Animales de la selva africana borrachos en marula
- Daniel Dumont Reyes
- 26 nov 2018
- 3 Min. de lectura
Actualizado: 3 dic 2018

Caminando sobre la suciedad de los citrios, sintiendo los ácidos que intentaban permear las palmas impenetrables de sus pies, los elefantes se aproximaban energéticos al charco inmenso de marulas.
Por montones las agarraban con sus trompas y se las echaban a la boca como bocaditos de dulce de coco.
Tras ellos se aproximaban desesperados los monos y los jabalíes, haciendo su camino lentamente sobre lo que era ahora la olorosa plasta de las marulas podridas dejada tras las pisadas de los elefantes.
Les encantaba. Se hartaban de aquella plasta habiendo o no frutas enteras adyacentes para devorar. Los monos agarraban la pegajosa y escurridiza substancia con sus manos y dejaban sus dedos tan vírgenes como en el día de su nacimiento cuando solo humedecían con la placenta de sus madres monas. Los jabalíes, sin embargo, no habían tenido tan buena trata de la evolución en cuanto a la complejidad de sus extremidades (no tenían muy buen uso de sus patas excepto para andar) por lo que se lanzaban de cabeza en la plasta hasta el punto que parecían llevar máscaras amarillas, como luchadores mexicanos, y no veían nada excepto el marula que era, por cierto, todo lo que les interesaba ver. Los animales reconocían la presencia de aquellas cuantas piezas enteras entre el delicioso semen amarillo por el que caminaban, pero parecía que preferían hartarse primero sin usar sus dientes, tomar los primeros sorbos de marula directamente de los jugos fermentados sobre la tierra.
Eventualmente llegaban a ellas, sin embargo, con excepción de los elefantes, las jirafas y otros animales de alto estatus en la jungla que comían solo frutas enteras con su trompa, o alcanzando la altura de los árboles con sus largos cuellos. El resto de la plebe endémica prefería lubricar sus estómagos preliminarmente con los jugos venéreos del marula antes de dedicar sus muelas al cuero fermentado de la fruta.

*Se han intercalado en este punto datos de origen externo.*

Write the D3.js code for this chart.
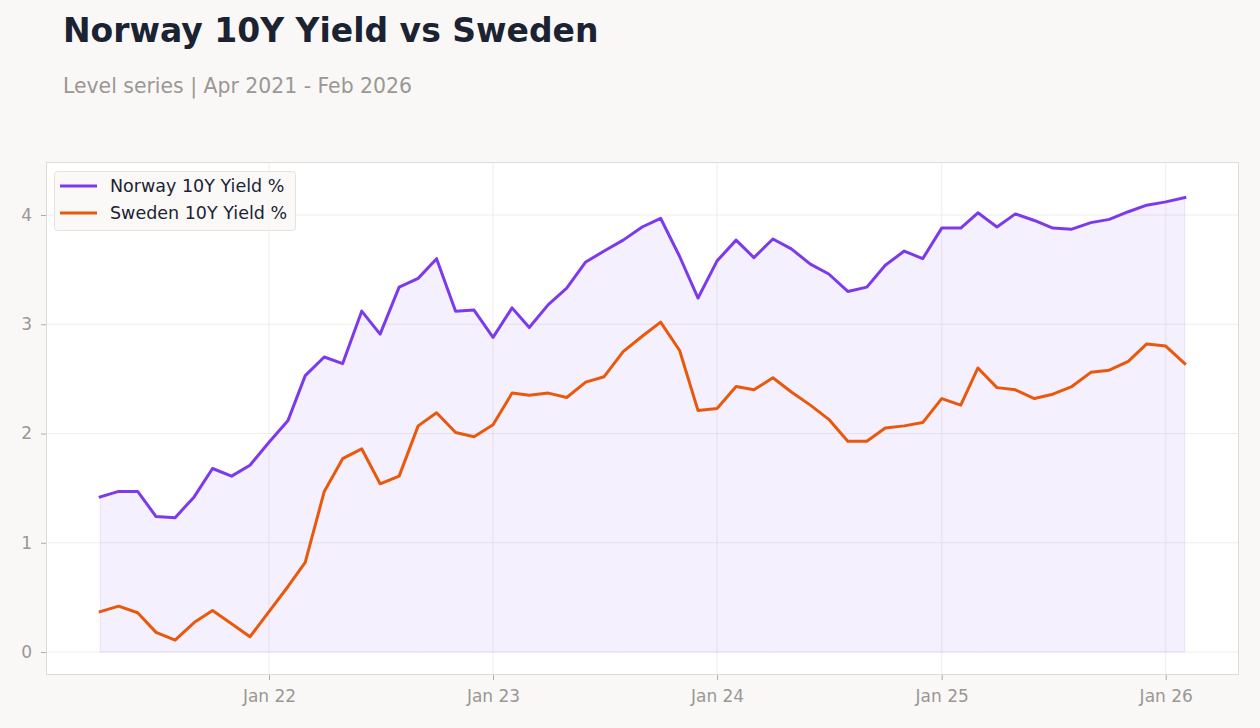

Los leones, supuestos reyes de toda la jungla, ahora yacían agonizando su borrachera entre las cebras. Las serpientes ondulaban enredadas eróticamente con las ratas. Se decía que hasta las moscas se picaban entre ellas y que la sangre que consumían terminaba siendo la misma sangre para todas. El único sonido en la jungla eran los diferentes chillidos de placer de la diversidad de los animales, todos gimiendo en unísono para manifestar el orgasmo de la selva.
Entre toda la bulla y la peste había un genuino sentimiento de amor y serenidad entre los animales. Era una verdadera belleza atestiguar aquel goce comunal. En el momento del éxtasis no había selección natural que valiera, ni tampoco la supervivencia del más fuerte importaba, pues todos eran igual de indefensos ante el hedor seductor de las marulas podridas. Todos y cada uno de los animales entraban en un estado drogadicto de plácido deleite pero no por esto menos lúcido, pues todos se encontraban en la conciencia colectiva de la jungla.
Y así volvían a sus quehaceres sobrios, su estricta rutina de sonidos innecesarios y carencia diaria de propósito. Todo hasta que cayeran nuevamente las primeras marulas amarillas de los árboles, incluso antes cuando las jirafas privilegiadas alcanzaran la primera putrefacción de las ramas, aún cuando los halcones tuvieran el privilegio de consumir las frutas podridas más grandes y bellas primero que nadie, hasta cuando los elefantes se quedaran sin paciencia para esperar la caída de las frutas y se estrellaran violéntamente contra los árboles de tal manera que sus troncos se estremecieran de horror y dejaran caer sus tan preciados testículos. Todo esto hasta que abarcaba nuevamente por la selva la peste enferma que todos tanto amaban, unidos ante Oloddumare por el sabor exquisito de la fruta sobre el suelo, fermentada y pisoteada.